Having a butler prepare your bath does make you feel pampered, it’s true. I stayed in a luxurious ski chalet once where the butler prepared a log fire in the fireplace, lit candles all around the bathroom, scattered rose petals in the water and produced the perfect gin and tonic on a tray. There was no charge for that, either. Nor is there in the top suites on Silversea Cruises, which also has hot and cold running butlers to draw the perfect bath for high-spending guests. Frankly, when you’ve shelled out for a suite, do you really expect to pay even more to have someone run you a bath?
And I do see some limitations of a butler-bath on a cruise ship when there’s $99 at stake. First, you can’t have candles unless they’re electronic ones (they’re a fire hazard at sea). Second, given the relatively small space on a ship, even in a suite, do you really want the butler hanging around the bathroom fiddling with the water temperature while you’re trying to get into your bathrobe with dignity? And third, you could actually create this ambience yourself with a little bit of planning. Just pack your favorite bubble bath, order a cocktail or two on room service and, er, once it’s arrived, run the bath. Bingo! All yours for the cost of the cocktail.
The idea of the Bath Butler service sounds appealing and the offerings are dressed up in poetic language. The Hawaiian Bloom, for example, is ‘a plumeria (frangipani) milk bath with floating flowers accompanied by a coconut kiwi pineapple splash prepared with Bacardi Rock Coconut, pineapple juice, lemon lime soda with chunks of fresh pineapple and kiwi’.
But basically, it’s just a bubble bath and a fruity cocktail and another opportunity for a cruise line to gouge money from the gullible.
Or are we being harsh? Would you pay $499 for a bath?
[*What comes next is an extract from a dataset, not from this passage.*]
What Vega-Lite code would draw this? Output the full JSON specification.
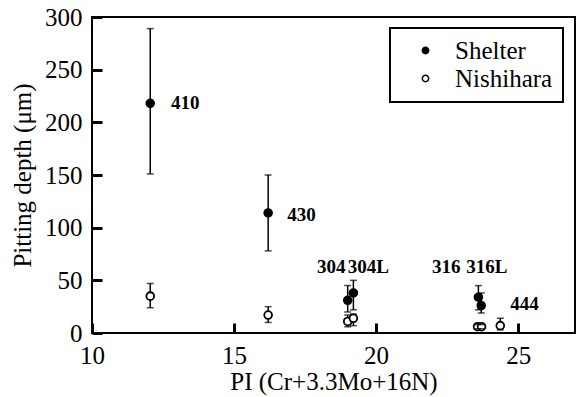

Let us know below.

    Comments

    6 Responses to “Observed Onboard: The $499 Bubble Bath”

    1. Susan Gordon
      December 17th, 2013 @ 2:59 pm

      I work to hard for my money to give the rich people more then they already have.Maybe they should share there money with me!

    2. Pat Startek
      December 17th, 2013 @ 3:18 pm

      Who in their right mind would be gouged like this? Not a chance would I pay this fee. In fact, if this is a sample of Norwegian’s treatment of customers, I will stick with Celebrity and RCCL.

    3. Brian
      December 17th, 2013 @ 4:26 pm

      Obviously the cruise line is constantly seeking “creative revenue sources,” that is, another way to soak you (pun definitely intended and unashamedly delivered).

    4. Anne
      December 18th, 2013 @ 2:04 pm

      absolutely not!

    5. Nancy
      December 18th, 2013 @ 4:19 pm

      No way would I pay for it. However, got sick on Regent once, and my room steward drew my bath, and while I was soaking, went and got me some hot soup and tea which was waiting for me when I got out of the tub. Didn’t cost me a penny extra. Regent is great – – things like that are really already include. Also, Oceania will do similar things, but haven’t asked about a bath yet. Maybe I will in February.

    6. JA
      December 18th, 2013 @ 7:22 pm

      An absolute waste of money. I guess I work too hard to flush my money down the drain.